In most corporations, there is constant internal miscommunication. Higher ups always oversimplify things and the lower level people doing the work find themselves knee deep in complexity while trying to meet unrealistic, overly simplistic goals.
Molyneux was made into a marketing guy and had to make the product look good. As a manager he had to impress the higher ups and meet their demands and rely on the lower level people to make it a reality. This is insane and a total gamble, but this is how companies work.
I'm going through something like that right now. The higher ups have gone and promised something to some major clients that I'm not sure I'm able to deliver. They went and decided on it without doing any kind of feasibility analysis or even just asking me, and the manager 1 level above me has gone and extolled its virtues in front of the clients. Now I have to bust ass to deliver it, but if I don't succeed or if I have to make compromises to make it work, I'll look bad internally, and she will look like Molyneux internally and externally, having shown off this feature in public.
For video games, this is all amplified by everything being public and "viral" across social media.

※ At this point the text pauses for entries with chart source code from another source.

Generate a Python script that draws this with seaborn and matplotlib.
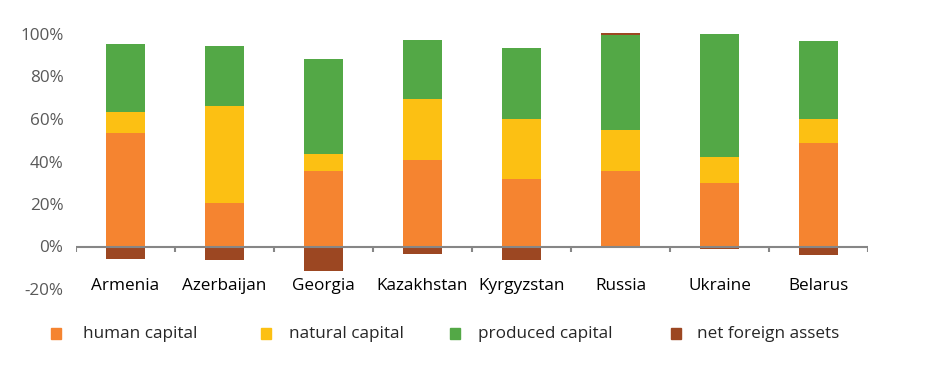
import matplotlib
matplotlib.use("Agg")
import matplotlib.pyplot as plt
import seaborn as sns
import numpy as np
import pandas as pd
from matplotlib.patches import Rectangle

countries = ["Armenia", "Azerbaijan", "Georgia", "Kazakhstan", "Kyrgyzstan", "Russia", "Ukraine", "Belarus"]
human = [53.4, 20.5, 35.5, 40.7, 31.8, 35.5, 29.9, 48.7]
natural = [9.9, 45.6, 8.0, 28.7, 28.2, 19.3, 12.2, 11.3]
produced = [32.0, 28.3, 44.7, 27.8, 33.4, 44.7, 57.9, 36.7]
nfa = [-5.9, -6.4, -11.5, -3.5, -6.4, 0.9, -1.2, -4.0]
series_names = ["human capital", "natural capital", "produced capital", "net foreign assets"]
yticks = [-20, 0, 20, 40, 60, 80, 100]

colors = ["#F58430", "#FCC013", "#53A846", "#9C4722"]

sns.set_theme(style="white")
plt.rcParams["font.family"] = ["Open Sans", "DejaVu Sans"]

W, H = 948, 385
fig = plt.figure(figsize=(W / 100, H / 100), dpi=100)
ax = fig.add_axes([76 / W, (H - 289) / H, (868 - 76) / W, (289 - 34) / H])

df = pd.DataFrame({"country": countries, "human": human, "natural": natural,
                   "produced": produced, "nfa": nfa})
b1 = np.zeros(len(countries))
b2 = np.array(human)
b3 = b2 + np.array(natural)
top = b3 + np.array(produced)
nfa_arr = np.array(nfa)
b4 = np.where(nfa_arr >= 0, top, 0.0)

for col, bottom, c in [("human", b1, colors[0]), ("natural", b2, colors[1]),
                       ("produced", b3, colors[2]), ("nfa", b4, colors[3])]:
    sns.barplot(data=df, x="country", y=col, bottom=bottom, color=c, width=0.404,
                saturation=1, ax=ax, linewidth=0, clip_on=False)

ax.set_xlim(-0.5, len(countries) - 0.5)
ax.set_ylim(-20, 100)
for s in ax.spines.values():
    s.set_visible(False)
ax.set_xlabel("")
ax.set_ylabel("")
ax.set_xticks([])
ax.set_yticks(yticks)
ax.set_yticklabels([f"{v}%" for v in yticks], color="#595959", fontsize=12.3)
ax.tick_params(axis="y", length=0, pad=9)

ax.axhline(0, color="#868686", lw=1.5, zorder=5)
ax.vlines(np.arange(len(countries) + 1) - 0.5, -2.6, 0, color="#868686", lw=1.5, zorder=5)

for i, c in enumerate(countries):
    ax.text(i, -18.8, c, ha="center", va="center", fontsize=12.3, color="#000000")

# legend
legend_x = [51, 261, 450, 671]
text_x = [83, 289, 478, 697]
for lx, tx, name, c in zip(legend_x, text_x, series_names, colors):
    fig.patches.append(Rectangle((lx / W, (H - 339) / H), 10 / W, 11 / H,
                                 transform=fig.transFigure, color=c))
    fig.text(tx / W, (H - 334) / H, name, ha="left", va="center", fontsize=12.3, color="#262626")

fig.savefig("out.png", dpi=100)
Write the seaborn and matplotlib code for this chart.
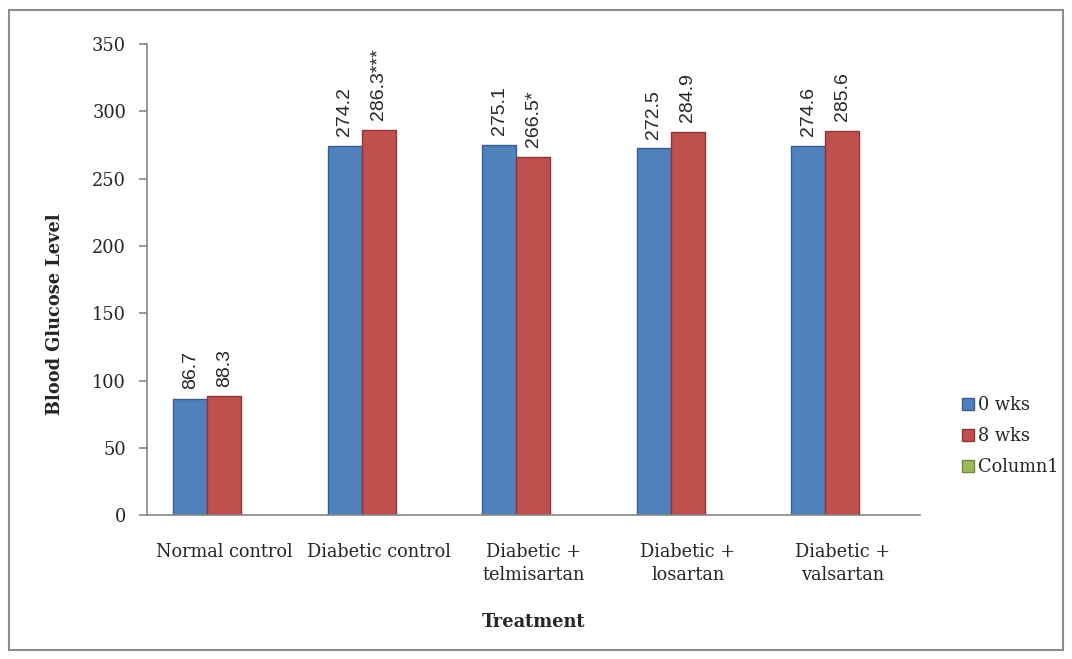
import numpy as np
import pandas as pd
import matplotlib
matplotlib.use("Agg")
import matplotlib.pyplot as plt
import matplotlib.patches as mpatches
import seaborn as sns

# data
treatments = ["Normal control", "Diabetic control", "Diabetic +\ntelmisartan",
              "Diabetic +\nlosartan", "Diabetic +\nvalsartan"]
series = ["0 wks", "8 wks", "Column1"]
wk0 = [86.7, 274.2, 275.1, 272.5, 274.6]
wk8 = [88.3, 286.3, 266.5, 284.9, 285.6]
col1 = [np.nan] * 5
labels_wk0 = ["86.7", "274.2", "275.1", "272.5", "274.6"]
labels_wk8 = ["88.3", "286.3***", "266.5*", "284.9", "285.6"]

df = pd.DataFrame({
    "Treatment": treatments * 3,
    "Series": [s for s in series for _ in treatments],
    "Value": wk0 + wk8 + col1,
})

sns.set_style("white")
plt.rcParams["font.family"] = ["DejaVu Serif"]

colors = ["#4F81BD", "#C0504D", "#9BBB59"]
edges = ["#385D8A", "#8C3836", "#71893F"]

fig = plt.figure(figsize=(10.72, 6.59), dpi=100)
ax = fig.add_axes([0.137, 0.218, 0.721, 0.715])

sns.barplot(data=df, x="Treatment", y="Value", hue="Series", hue_order=series,
            order=treatments, palette=colors, width=0.66, gap=0, ax=ax,
            errorbar=None, legend=False, saturation=1)

for cont, ec in zip(ax.containers, edges):
    for bar in cont:
        bar.set_edgecolor(ec)
        bar.set_linewidth(1.0)

lab_family = ["Liberation Sans", "DejaVu Sans"]
ax.bar_label(ax.containers[0], labels=labels_wk0, rotation=90, padding=7,
             fontfamily=lab_family, fontsize=14)
ax.bar_label(ax.containers[1], labels=labels_wk8, rotation=90, padding=7,
             fontfamily=lab_family, fontsize=14)

ax.set_ylim(0, 350)
ax.set_yticks(np.arange(0, 351, 50))
ax.set_xlim(-0.5, len(treatments) - 0.5)
ax.set_xticks(range(len(treatments)))
ax.set_xticklabels(treatments, fontsize=12.8, linespacing=1.35)
ax.set_xticks(np.arange(-0.5, len(treatments)), minor=True)
ax.tick_params(axis="x", which="major", length=0, pad=20)
ax.tick_params(axis="x", which="minor", length=6, color="#868686", width=1.2, direction="out")
ax.tick_params(axis="y", length=6, color="#868686", width=1.2, direction="out",
               labelsize=12.8, pad=9)
ax.tick_params(axis="both", bottom=True, left=True)

for s in ["top", "right"]:
    ax.spines[s].set_visible(False)
for s in ["left", "bottom"]:
    ax.spines[s].set_color("#868686")
    ax.spines[s].set_linewidth(1.2)

ax.set_xlabel("Treatment", fontsize=12.8, fontweight="bold", va="center")
ax.xaxis.set_label_coords(0.5, -0.227)
ax.set_ylabel("Blood Glucose Level", fontsize=12.8, fontweight="bold", va="center")
ax.yaxis.set_label_coords(-0.119, 0.427)

handles = [mpatches.Patch(facecolor=c, edgecolor=e, label=s)
           for c, e, s in zip(colors, edges, series)]
fig.legend(handles=handles, loc="center left", bbox_to_anchor=(0.882, 0.338),
           frameon=False, fontsize=12.8, handlelength=0.7, handleheight=0.7,
           handletextpad=0.2, labelspacing=0.72)

fig.patches.append(mpatches.Rectangle((0.008, 0.013), 0.984, 0.972,
                                      transform=fig.transFigure, fill=False,
                                      edgecolor="#8C8C8C", linewidth=1.5))

fig.savefig("out.png", dpi=100)
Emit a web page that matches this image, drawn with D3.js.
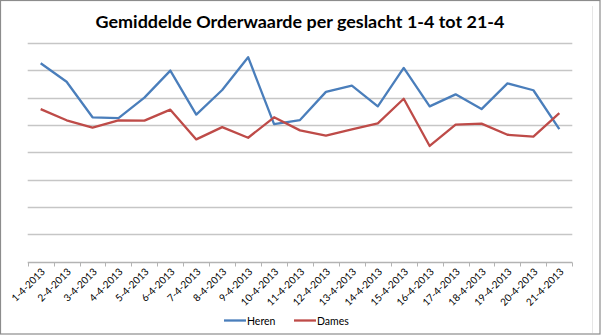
<!DOCTYPE html>
<html><head><meta charset="utf-8">
<script src="https://cdn.jsdelivr.net/npm/d3@7"></script>
<style>body{margin:0;background:#fff}svg{display:block}</style>
</head><body>
<svg id="c" width="601" height="335"></svg>
<script>
const categories = ["1-4-2013","2-4-2013","3-4-2013","4-4-2013","5-4-2013","6-4-2013","7-4-2013","8-4-2013","9-4-2013","10-4-2013","11-4-2013","12-4-2013","13-4-2013","14-4-2013","15-4-2013","16-4-2013","17-4-2013","18-4-2013","19-4-2013","20-4-2013","21-4-2013"];
const heren = [72.6,65.8,52.8,52.5,60.0,69.9,53.8,62.8,74.8,50.3,51.8,62.1,64.4,56.8,70.9,56.8,61.2,55.8,65.2,62.7,48.5];
const dames = [55.8,51.7,49.0,51.7,51.6,55.6,44.7,49.2,45.3,52.8,48.0,46.1,48.4,50.6,59.6,42.3,50.1,50.5,46.4,45.7,54.3];
const yTicks = [0,10,20,30,40,50,60,70,80];
const seriesNames = ["Heren","Dames"];
const colors = ["#4A7EBB","#BE4B48"];
const title = "Gemiddelde Orderwaarde per geslacht 1-4 tot 21-4";

const svg = d3.select("#c");
const font = "Lato, 'Open Sans', sans-serif";

// frame
svg.append("rect").attr("x",0.5).attr("y",0.5).attr("width",599.5).attr("height",333.5)
  .attr("fill","#fff").attr("stroke","#8c8c8c").attr("stroke-width",1.2);
svg.append("line").attr("x1",592.5).attr("x2",592.5).attr("y1",6).attr("y2",333)
  .attr("stroke","#e6e6e6").attr("stroke-width",1);

const x = d3.scaleBand().domain(categories).range([27.7,572.3]).padding(0);
const y = d3.scaleLinear().domain([0,80]).range([261.5,43]);

// gridlines
svg.append("g").selectAll("line").data(yTicks.filter(d=>d>0)).join("line")
  .attr("x1",x.range()[0]).attr("x2",x.range()[1])
  .attr("y1",d=>Math.round(y(d))+0.5).attr("y2",d=>Math.round(y(d))+0.5)
  .attr("stroke","#c6c6c6").attr("stroke-width",1.3);

// x axis
const axisY = Math.round(y(0))+0.5;
svg.append("line").attr("x1",x.range()[0]).attr("x2",x.range()[1])
  .attr("y1",axisY).attr("y2",axisY).attr("stroke","#b3b3b3").attr("stroke-width",1.3);
const bounds = categories.map(c=>x(c)).concat([x.range()[1]]);
svg.append("g").selectAll("line").data(bounds).join("line")
  .attr("x1",d=>Math.round(d)+0.5).attr("x2",d=>Math.round(d)+0.5)
  .attr("y1",axisY).attr("y2",axisY+4).attr("stroke","#b3b3b3").attr("stroke-width",1);

svg.append("g").selectAll("text").data(categories).join("text")
  .attr("transform",d=>`translate(${x(d)+x.bandwidth()/2+5},${axisY+10}) rotate(-45)`)
  .attr("text-anchor","end")
  .attr("font-family",font).attr("font-size",10).attr("fill","#000")
  .text(d=>d);

// lines
const line = d3.line().x((d,i)=>x(categories[i])+x.bandwidth()/2).y(d=>y(d));
[heren,dames].forEach((s,k)=>{
  svg.append("path").datum(s).attr("d",line).attr("fill","none")
    .attr("stroke",colors[k]).attr("stroke-width",2.3).attr("stroke-linejoin","round");
});

// title
const t = svg.append("text").attr("x",300).attr("y",28).attr("text-anchor","middle")
  .attr("font-family",font).attr("font-weight","bold").attr("font-size",18).attr("fill","#000")
  .text(title);
const w = t.node().getComputedTextLength();
t.attr("font-size",18*409/w);

// legend
const legX = [224,294];
seriesNames.forEach((n,k)=>{
  const g = svg.append("g");
  g.append("line").attr("x1",legX[k]).attr("x2",legX[k]+22).attr("y1",320.5).attr("y2",320.5)
    .attr("stroke",colors[k]).attr("stroke-width",2.3);
  g.append("text").attr("x",legX[k]+23).attr("y",324.5).attr("font-family",font)
    .attr("font-size",10.5).attr("fill","#000").text(n);
});
</script>
</body></html>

The higher ups can just say "you have [x] qualification so you should have been able to do it" and can sleep soundly at night, as manipulators who believe their own bullshit do. Almost every corporation I've ever worked for has operated like this routinely.
So I really did not enjoy seeing Molyneux get so much hate. He's obviously a technical and creative guy, and should not be in a marketing role trying to achieve dysfunctional objectives set by upper management. Imagine being the marketing guy and developer at the same time. Just imagine the expectations the upper management must have of you.